What you are asked to do:
Count every line that has the word "chart". Give the number, without anything more.
══════════════════════════════
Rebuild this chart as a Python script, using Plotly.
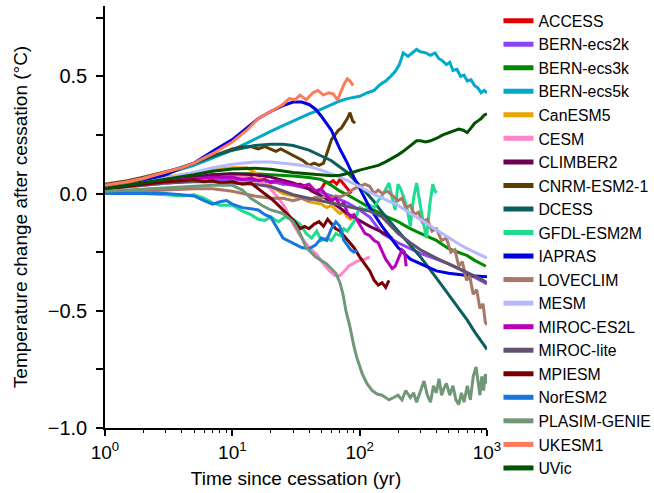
import plotly.graph_objects as go

# ---------------- data ----------------
models = ["ACCESS", "BERN-ecs2k", "BERN-ecs3k", "BERN-ecs5k", "CanESM5", "CESM",
          "CLIMBER2", "CNRM-ESM2-1", "DCESS", "GFDL-ESM2M", "IAPRAS", "LOVECLIM",
          "MESM", "MIROC-ES2L", "MIROC-lite", "MPIESM", "NorESM2", "PLASIM-GENIE",
          "UKESM1", "UVic"]

colors = ["#E00000", "#8C44F4", "#008A00", "#00AAC8", "#E8A400", "#FF84CC",
          "#6A0050", "#5C3E00", "#0B5E5E", "#20DC8E", "#0000E0", "#A87868",
          "#B8B8FF", "#B800B8", "#62526E", "#780000", "#1678DC", "#709878",
          "#FF7A5A", "#005200"]

ACCESS_t = [1, 1.5, 2, 3, 4, 5, 6, 7, 8, 10, 12, 14, 16, 18, 20, 22, 25, 28, 31, 34, 38, 42, 46,
            50, 54, 58, 62, 66, 70, 74, 78, 82, 86]
ACCESS_y = [.02, .03, .04, .05, .06, .065, .07, .075, .07, .075, .065, .07, .055, .06, .045, .05,
            .04, .045, .035, .04, .03, .01, .0, .02, .05, .045, .055, .04, .06, .045, .03, .015, .0]

BERN2_t = [1, 2, 3, 5, 7, 10, 15, 20, 30, 40, 50, 60, 80, 100, 120, 150, 200, 250, 300, 400,
           500, 600, 700, 800, 900, 1000]
BERN2_y = [.02, .035, .045, .055, .06, .06, .055, .05, .035, .02, .005, -.01, -.04, -.07, -.1,
           -.17, -.21, -.235, -.255, -.28, -.3, -.32, -.34, -.355, -.37, -.385]

BERN3_t = [1, 2, 3, 5, 7, 10, 15, 20, 30, 40, 50, 60, 70, 80, 100, 120, 150, 200, 250, 300,
           400, 500, 600, 700, 800, 900, 980]
BERN3_y = [.02, .04, .055, .07, .08, .085, .085, .08, .075, .068, .06, .035, .01, -.005, -.035,
           -.06, -.09, -.12, -.15, -.17, -.2, -.235, -.25, -.265, -.285, -.3, -.31]

BERN5_t = [1, 1.5, 2, 3, 4, 5, 7, 10, 13, 16, 20, 25, 30, 40, 50, 60, 70, 80, 90, 100, 115,
           130, 145, 160, 175, 190, 205, 220, 240, 260, 280, 300, 330, 360, 390, 420, 450,
           480, 510, 540, 580, 620, 660, 700, 750, 800, 850, 900, 950, 1000]
BERN5_y = [.03, .045, .06, .085, .105, .12, .15, .185, .215, .24, .265, .29, .31, .34, .36,
           .38, .395, .405, .41, .415, .43, .44, .465, .48, .50, .52, .55, .60, .585, .60,
           .615, .605, .60, .59, .60, .575, .565, .55, .56, .525, .53, .50, .505, .48, .485,
           .46, .45, .43, .44, .43]

CanESM5_t = [1, 2, 3, 5, 7, 10, 13, 15, 18, 20, 25, 30, 35, 40, 45, 50, 55, 60, 65, 70, 75,
             80, 85, 88]
CanESM5_y = [.03, .055, .07, .09, .1, .11, .11, .09, .04, .03, .0, -.01, -.02, -.035, -.04,
             -.045, -.06, -.05, -.07, -.085, -.075, -.1, -.11, -.1]

CESM_t = [1, 2, 3, 5, 7, 10, 13, 16, 18, 20, 23, 26, 30, 34, 40, 46, 52, 58, 64, 70, 76, 82,
          88, 94, 100, 110, 120]
CESM_y = [.02, .035, .045, .06, .07, .075, .07, .06, .04, .02, -.02, -.06, -.13, -.18, -.23,
          -.26, -.3, -.33, -.35, -.35, -.33, -.31, -.30, -.29, -.285, -.28, -.27]

CLIMBER2_t = [1, 2, 3, 5, 7, 10, 15, 20, 25, 30, 40, 50, 60, 80, 100, 120, 150, 180]
CLIMBER2_y = [.02, .04, .055, .07, .08, .085, .08, .07, .055, .045, .02, -.01, -.035, -.085,
              -.115, -.14, -.165, -.19]

CNRM_t = [1, 1.5, 2, 3, 4, 5, 7, 10, 12, 14, 16, 18, 20, 22, 24, 26, 28, 30, 33, 36, 40, 44,
          48, 52, 56, 60, 64, 68, 72, 76, 80, 84, 88, 92]
CNRM_y = [.04, .055, .07, .095, .11, .13, .16, .19, .2, .2, .19, .2, .19, .18, .19, .18, .17,
          .16, .15, .14, .12, .13, .12, .13, .18, .23, .25, .27, .28, .30, .32, .345, .31, .30]

DCESS_t = [1, 2, 3, 5, 7, 10, 15, 20, 25, 30, 40, 50, 60, 80, 100, 130, 150, 200, 250, 300,
           400, 500, 600, 700, 800, 1000]
DCESS_y = [.03, .065, .09, .13, .16, .185, .205, .21, .21, .205, .185, .16, .14, .09, .035,
           -.035, -.08, -.16, -.22, -.27, -.36, -.43, -.49, -.54, -.59, -.665]

GFDL_t = [1, 2, 3, 4, 5, 6, 7, 8, 10, 12, 14, 16, 18, 20, 23, 26, 30, 34, 38, 42, 46, 50,
          55, 60, 65, 70, 75, 80, 90, 100, 110, 120, 130, 140, 150, 160, 170, 180, 190, 200,
          210, 220, 235, 250, 265, 280, 295, 315, 335, 355, 375, 390, 405]
GFDL_y = [.0, .0, -.005, -.01, -.005, -.02, -.04, -.05, -.05, -.075, -.09, -.11, -.115, -.1,
          -.12, -.1, -.11, -.13, -.17, -.19, -.16, -.2, -.19, -.2, -.17, -.18, -.15, -.16,
          -.12, -.06, -.07, -.05, -.06, -.03, -.01, .02, .045, -.02, -.07, .04, .02, -.01,
          -.06, -.14, -.02, .045, -.03, -.12, -.19, -.05, .04, .01, .005]

IAPRAS_t = [1, 1.5, 2, 3, 4, 5, 7, 10, 13, 16, 20, 25, 30, 35, 40, 45, 50, 60, 70, 80, 90,
            100, 120, 150, 200, 250, 300, 400, 500, 700, 1000]
IAPRAS_y = [.02, .035, .05, .08, .11, .13, .18, .23, .28, .32, .35, .375, .39, .39, .38, .36,
            .33, .27, .19, .13, .07, .02, -.06, -.14, -.23, -.28, -.30, -.33, -.34, -.35, -.355]

LOVECLIM_t = [1, 2, 3, 5, 7, 10, 15, 20, 25, 30, 35, 40, 45, 50, 55, 60, 65, 70, 80, 90, 100,
              110, 120, 130, 140, 150, 165, 180, 200, 215, 230, 250, 270, 290, 310, 340, 370,
              400, 440, 480, 520, 560, 600, 640, 690, 730, 780, 830, 880, 930, 970, 1000]
LOVECLIM_y = [.0, .01, .015, .02, .02, .01, -.01, -.02, -.02, -.03, -.02, -.03, -.015, -.02,
              -.01, -.02, -.01, -.015, .0, .02, .03, .04, .03, .0, .015, .0, .01, -.01, -.03,
              -.02, -.06, -.05, -.09, -.08, -.12, -.11, -.16, -.15, -.2, -.19, -.25, -.24,
              -.31, -.29, -.37, -.35, -.43, -.41, -.49, -.47, -.55, -.56]

MESM_t = [1, 2, 3, 5, 7, 10, 15, 20, 30, 40, 50, 60, 70, 80, 100, 120, 150, 200, 250, 300,
          400, 500, 600, 700, 800, 900, 1000]
MESM_y = [.02, .045, .065, .09, .11, .125, .135, .135, .125, .115, .1, .085, .07, .055, .03,
          .005, -.02, -.05, -.085, -.11, -.155, -.19, -.215, -.235, -.25, -.265, -.275]

MIROCES_t = [1, 2, 3, 5, 7, 10, 12, 14, 16, 18, 20, 23, 26, 30, 35, 40, 45, 50, 55, 60, 65,
             70, 75, 80, 85, 90, 100, 110, 120, 130, 140, 150, 160, 170, 180, 190, 200, 215,
             225, 232]
MIROCES_y = [.02, .04, .055, .065, .07, .07, .06, .065, .055, .06, .05, .055, .045, .04, .03,
             .04, .01, .02, -.01, -.03, -.02, -.05, -.04, -.08, -.1, -.09, -.13, -.17, -.18,
             -.2, -.21, -.25, -.28, -.3, -.32, -.31, -.28, -.24, -.25, -.31]

MIROCL_t = [1, 2, 3, 5, 7, 10, 15, 20, 30, 40, 50, 60, 80, 100, 120, 150, 200, 250, 300, 400,
            500, 600, 700, 800, 900, 1000]
MIROCL_y = [.02, .035, .045, .05, .05, .045, .04, .03, -.005, -.02, -.03, -.04, -.055, -.065,
            -.075, -.1, -.17, -.21, -.24, -.275, -.3, -.32, -.335, -.35, -.365, -.38]

MPIESM_t = [1, 2, 3, 4, 5, 6, 7, 8, 10, 12, 14, 16, 18, 20, 22, 25, 28, 31, 34, 37, 40, 44,
            48, 52, 56, 60, 65, 70, 75, 80, 90, 100, 110, 120, 130, 140, 150, 160, 170]
MPIESM_y = [.02, .04, .05, .055, .06, .05, .055, .045, .05, .04, .045, .02, .0, -.02, -.04,
            -.07, -.1, -.12, -.15, -.14, -.15, -.13, -.12, -.14, -.11, -.13, -.15, -.16, -.18,
            -.2, -.23, -.27, -.3, -.33, -.37, -.39, -.38, -.40, -.37]

NorESM2_t = [1, 2, 3, 4, 5, 6, 7, 8, 9, 10, 12, 14, 16, 18, 20, 25, 30, 35, 40, 45, 50, 55,
             60, 65, 70, 75, 80, 85, 90, 95]
NorESM2_y = [.0, .0, .0, -.005, -.01, -.03, -.045, -.035, -.03, -.045, -.06, -.065, -.07,
             -.09, -.1, -.19, -.21, -.23, -.235, -.22, -.19, -.2, -.15, -.12, -.14, -.2, -.22,
             -.24, -.25, -.245]

PLASIM_t = [1, 2, 3, 5, 7, 10, 12, 14, 17, 20, 25, 30, 34, 38, 45, 55, 65, 70, 74, 78, 84,
            90, 95, 105, 114, 125, 137, 150, 170, 185, 200, 215, 230, 250, 265, 280, 300, 320,
            340, 360, 380, 400, 420, 440, 460, 480, 510, 540, 570, 600, 630, 660, 700, 740,
            780, 820, 850, 880, 910, 940, 970, 1000]
PLASIM_y = [.01, .02, .025, .03, .035, .035, .015, -.02, -.05, -.07, -.085, -.12, -.17, -.23,
            -.27, -.3, -.34, -.38, -.43, -.5, -.57, -.65, -.7, -.77, -.81, -.84, -.855, -.86,
            -.88, -.87, -.86, -.88, -.84, -.87, -.85, -.89, -.84, -.8, -.86, -.89, -.82, -.85,
            -.79, -.86, -.83, -.81, -.86, -.82, -.88, -.9, -.85, -.89, -.82, -.88, -.78, -.74,
            -.8, -.86, -.78, -.84, -.77, -.81]

UKESM1_t = [1, 1.5, 2, 3, 4, 5, 7, 10, 13, 16, 20, 25, 28, 31, 34, 38, 43, 47, 52, 57, 62,
            67, 72, 76, 80, 84, 89]
UKESM1_y = [.035, .05, .065, .09, .11, .13, .17, .22, .27, .32, .35, .38, .405, .40, .42, .40,
            .43, .44, .42, .43, .425, .40, .44, .47, .49, .48, .46]

UVic_t = [1, 2, 3, 5, 7, 10, 15, 20, 30, 40, 50, 60, 70, 80, 90, 100, 120, 140, 160, 180,
          200, 220, 240, 260, 280, 300, 330, 360, 400, 450, 500, 550, 600, 650, 700, 750, 800,
          850, 900, 950, 1000]
UVic_y = [.02, .045, .06, .08, .095, .105, .108, .104, .09, .083, .078, .076, .078, .085,
          .092, .1, .11, .12, .135, .15, .165, .18, .195, .21, .225, .225, .22, .225, .235,
          .25, .26, .27, .275, .27, .26, .28, .30, .31, .32, .335, .34]

series_t = [ACCESS_t, BERN2_t, BERN3_t, BERN5_t, CanESM5_t, CESM_t, CLIMBER2_t, CNRM_t,
            DCESS_t, GFDL_t, IAPRAS_t, LOVECLIM_t, MESM_t, MIROCES_t, MIROCL_t, MPIESM_t,
            NorESM2_t, PLASIM_t, UKESM1_t, UVic_t]
series_y = [ACCESS_y, BERN2_y, BERN3_y, BERN5_y, CanESM5_y, CESM_y, CLIMBER2_y, CNRM_y,
            DCESS_y, GFDL_y, IAPRAS_y, LOVECLIM_y, MESM_y, MIROCES_y, MIROCL_y, MPIESM_y,
            NorESM2_y, PLASIM_y, UKESM1_y, UVic_y]

y_tickvals = [-1.0, -0.75, -0.5, -0.25, 0.0, 0.25, 0.5, 0.75]
y_ticktext = ["\u22121.0", "", "\u22120.5", "", "0.0", "", "0.5", ""]
x_tickvals = [1, 10, 100, 1000]
x_ticktext = ["10<sup>0</sup>", "10<sup>1</sup>", "10<sup>2</sup>", "10<sup>3</sup>"]
x_minor = [m * d for d in (1, 10, 100) for m in range(2, 10)]

# ---------------- figure ----------------
FONT = "Liberation Sans, Arial, Helvetica, sans-serif"
fig = go.Figure()
for name, col, tt, yy in zip(models, colors, series_t, series_y):
    n = min(len(tt), len(yy))
    fig.add_trace(go.Scatter(x=tt[:n], y=yy[:n], mode="lines", name=name,
                             line=dict(color=col, width=3), showlegend=False,
                             legendgroup=name))
# legend entries (thicker key lines, no data)
for name, col in zip(models, colors):
    fig.add_trace(go.Scatter(x=[None], y=[None], mode="lines", name=name,
                             line=dict(color=col, width=5), legendgroup=name,
                             showlegend=True))

fig.update_layout(
    width=654, height=493,
    margin=dict(l=105, r=167, t=6, b=65, autoexpand=False),
    paper_bgcolor="white", plot_bgcolor="white",
    font=dict(family=FONT, color="black", size=20),
    legend=dict(x=1.03, xanchor="left", y=1.005, yanchor="top",
                font=dict(size=15.8, family=FONT), itemwidth=30,
                bgcolor="rgba(0,0,0,0)", tracegroupgap=0, maxheight=490),
    showlegend=True,
)
fig.update_xaxes(type="log", range=[0, 3], showline=True, linecolor="black", linewidth=1.6,
                 ticks="outside", ticklen=6, tickwidth=1.6, tickcolor="black",
                 tickvals=x_tickvals, ticktext=x_ticktext, showgrid=False, zeroline=False,
                 tickfont=dict(size=19), automargin=False,
                 minor=dict(tickvals=x_minor, ticks="outside", ticklen=3.5, tickwidth=1.2,
                            tickcolor="black", showgrid=False),
                 title=dict(text="Time since cessation (yr)", font=dict(size=19), standoff=10))
fig.update_yaxes(range=[-1.0, 0.8], showline=True, linecolor="black", linewidth=1.6,
                 ticks="outside", ticklen=7, tickwidth=1.6, tickcolor="black",
                 tickvals=y_tickvals, ticktext=y_ticktext, showgrid=False, zeroline=False,
                 tickfont=dict(size=20), automargin=False, ticklabelstandoff=5,
                 title=dict(text="Temperature change after cessation (\u00b0C)",
                            font=dict(size=19), standoff=15))

# remove the browser's default 8px body margin so the figure sits at the page corner
fig.write_html("out.html", config={"displayModeBar": False},
               post_script="document.body.style.margin='0';document.body.style.padding='0';")
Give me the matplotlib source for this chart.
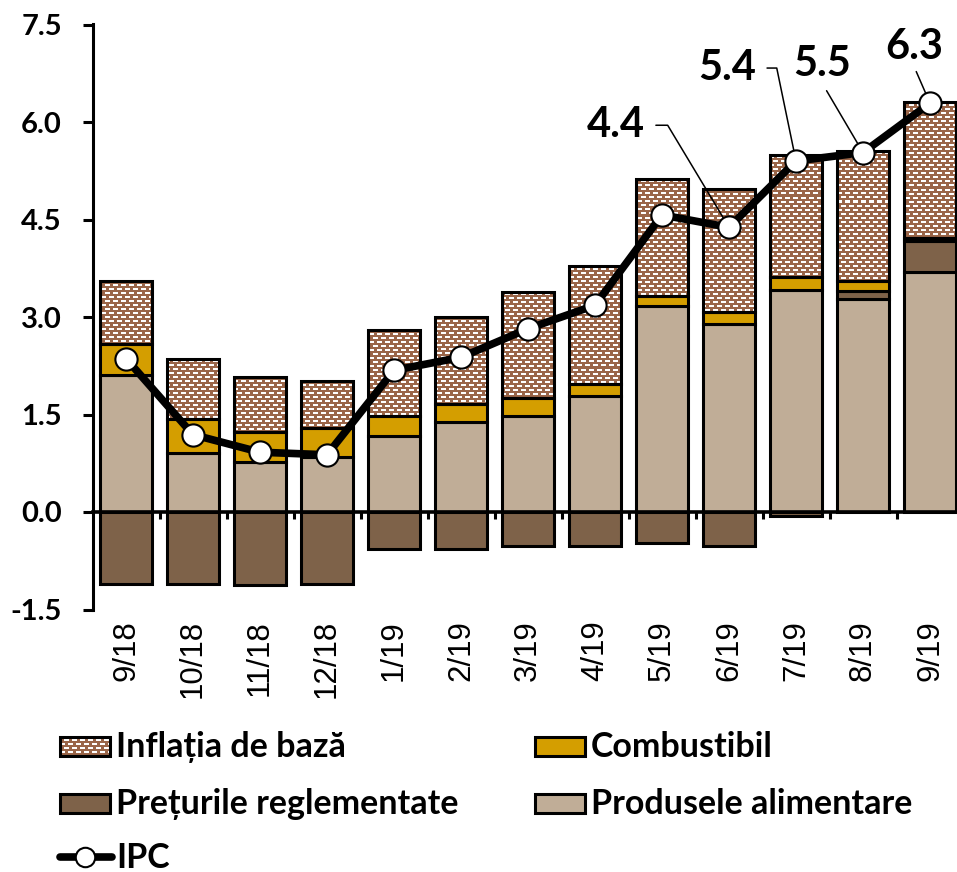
══════════════════════════════
Task answer:
2